I know now why surgeons wear green. It’s to match their faces. I have just got back from “scrubbing in” as they call it in Grey’s Anatomy. I am at the La Prairie Clinic just outside Montreux researching my next book and having a perfect time. This place is paradise. I have slept for ten hours each night, eaten the healthiest food I have ever seen and been pampered from head to foot. If you’ve got the dough; go.
Today I interviewed their plastic surgeon, a charming man called Sabri Derder. Dr Derder was rushing off to operate when we met so we only had 20 minutes to chat.
“What sort of operation is it?” I asked.
“Breast lifting, liposuction and a nose job,” he said. “All on the same woman.”
I said I would love to see that. “Come along,” he told me. “But you should have lunch first.”
In the restaurant I was too excited to eat. The thought of all that green kit, a real operating theatre and real live Dr McDreamy (pictured left) just made me lose my appetite. So off I charged to the female dressing room in the operating block where I was given a whole new (green) outfit, complete with plastic green clogs (slightly last season but we are in Switzerland) and a cute little scrub-cap (although I can see why McDreamy and co have their own designer ones). Oh and a mask, which looked truly unsexy with glasses but what the hell. I was told to wash my hands and forearms and then cover them in antiseptic. I was a little worried about how the antiseptic would mix with the seaweed wrap I’d had earlier but it seemed OK.
On the operating table lay the victim. Dr Derder was busy pushing metal poles into her hips. Through a plastic tube a mixture of fat and blood was pouring.
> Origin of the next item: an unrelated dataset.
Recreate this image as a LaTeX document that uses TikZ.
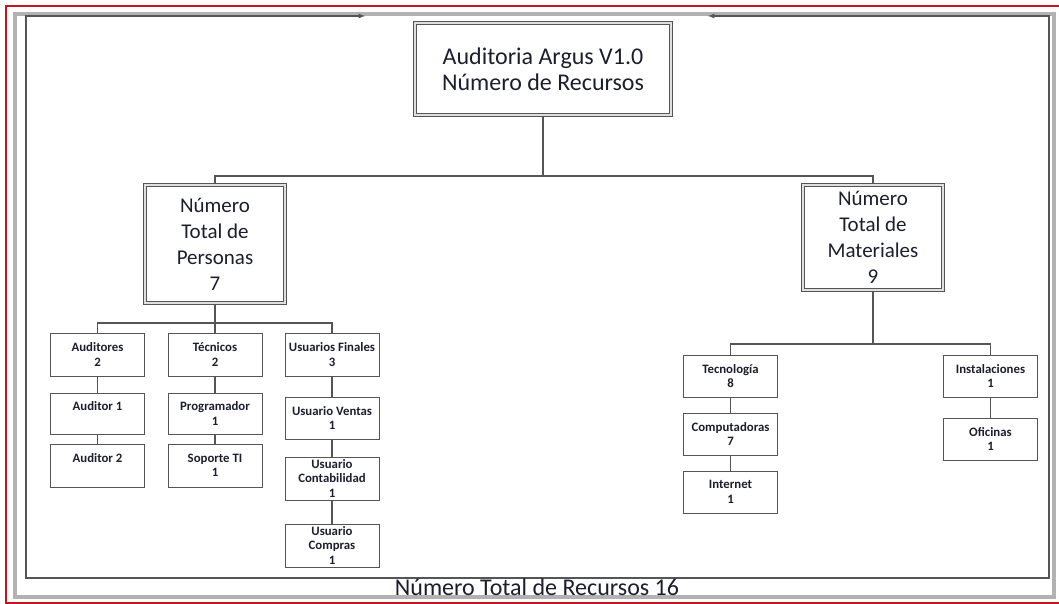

“Have you had lunch?” asked Penny, the English scrub-nurse. “It’s always better to eat beforehand.”
I coped well with the liposuction. It was the breasts that did me in. You know how when men get a football in their crotch other men inexplicably always wince? Well, you should have seen me wince. I won’t go into too much detail but a boob-lift is not as simple as it might sound. This woman’s nipples, for example, were moved up by four centimetres.
I have thought about a boob-job, especially after the mammogram left my breasts less perky than they once were (see below blog Flat as a Pancake). I also thought it might be a painless way of dealing with any impending mid-life crisis. Believe me, it isn’t.
Copyright: Helena Frith Powell 2007
Very interesting, Helena. I am glad you have been dissuaded from surgically perking up your lovely breasts which are just fine, in my humble opinion…
Are women subjecting themselves to these procedures for the benefit of men, or for themselves? Please don’t imagine we much notice.
On behalf of most men, I am certain, can I just say: we don’t care. We would really rather you left nature to take its course.
Of course if this is because women are constantly inspecting one another then the male influence is limited.
I hope your new book will address this question.
Hello Mr M
I certainly will look at this in the new book. I think it’s a mixture of self-esteem, wanting to feel good about oneself and also wanting to be attractive (ie more attractive than other women). But there are limits……
Hx
what a great idea for research. why don’t i ever come up with ideas like that. the most exotic location i’ve written about is … corwall. tragic, eh?
er – make that cornwall
I would say it was worth every minute, considering the alternative view you had, of the so-handsome surgeon; is Jonathan Miller the journalist who used to make my Sundays (or perhaps it was Saturdays )in the Times but who went off to Pezenas? I have been searching for him (to read his articles of course) ever since. Did the TV licence people ever get him? Please do tell…
I did catch that plane but have missed a few since…
Are Jonathan Miller and Janejill the same person? If not, this could be a cyber romance in the making…
Just saw your piece on breast surgery, after writing to you about your nora ephron woes. Listen, the mammogram has not permanently maimed your breasts. I have some great, simple exercises you can do to keep them from sagging. They really work! I am 50, have never had surgery, have largish breasts and can practically go braless. Not that I would. Wearing a good bra and wearing it most of the time also works wonders.
One can admire a person for their mind you know …. if you look at my blog, I think I have proved I am female.(see “Tenderness in Tenerife” Now it is up to Jonathan to prove his existence…
Aach! The large lunch I just ate is now feeling quite unsettled after reading that post! Wow HFP, you do get to do some really cool stuff.